Lindsey Manthei O’Connor
undefinedLike many growing cities, Santa Fe, N.M., has faced significant storm water problems. As the population has grown, runoff has increased, eroding the Santa Fe River bed and causing it to drop nearly 15 ft in some areas, and threatening adjacent homes and infrastructure with the collapse of the river channel.
The city wanted to improve this threatened river corridor to protect homes and businesses as well as create a multiuse pathway that runs along the river.
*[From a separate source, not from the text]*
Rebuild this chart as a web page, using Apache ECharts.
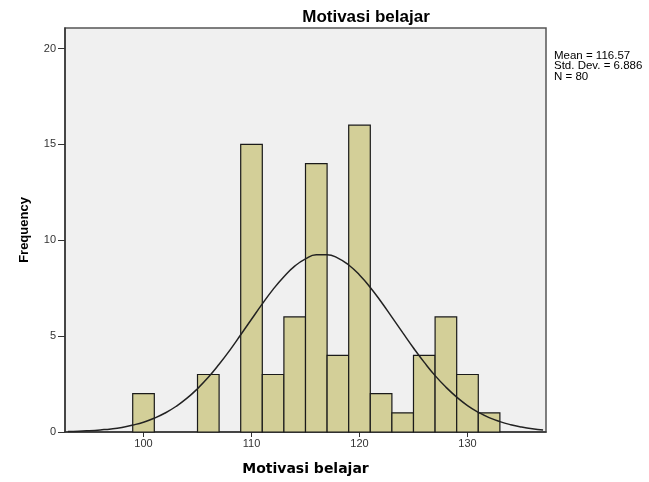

To get started, it brought in Weston Solutions, an environmental services group.
“The Santa Fe River could be more accurately characterized as an arroyo [dry wash] for most of the year, with a bed composed largely of alluvial decomposed granite, cobbles, silt and urban detritus,” said Robert Oberdorfer, who was senior landscape architect for Weston Solutions at the time of the project. “During spring runoff and monsoon season, however, the river can become a roiling torrent, leaving debris in its wake and deep scars in the riverbed.”
In 2007, the Santa Fe River received two distinctions: It was named America’s Most Endangered River by American Rivers, a Washington, D.C.-based advocacy group, and also one of New Mexico’s 12 most endangered places by the New Mexico Heritage Preservation Alliance.
“The tipping point came when hundreds of yards of aging wire-tied riprap, installed to protect adjacent residences, finally succumbed to 20 years of abrasion from the silt-laden runoff and lost their integrity, dumping tons of stone into the riverbed and again threatening to undermine adjacent properties,” Oberdorfer said.
The Solution
Reinforcing the river channel required a solution that would combine natural aesthetics with proven engineering. Phase one of the Santa Fe River Trail project included stabilizing the river channel, protecting homes and creating the pathway.
“No one, including those of us on the consultant team, wanted a concrete-lined channel, which would have been the only sure-fire way to control the aggressive erosion that was occurring,” Oberdorfer said. “The final solution became a hybrid approach, blending elements of ‘natural channel design’ with more traditional hydraulic engineering underpinnings.”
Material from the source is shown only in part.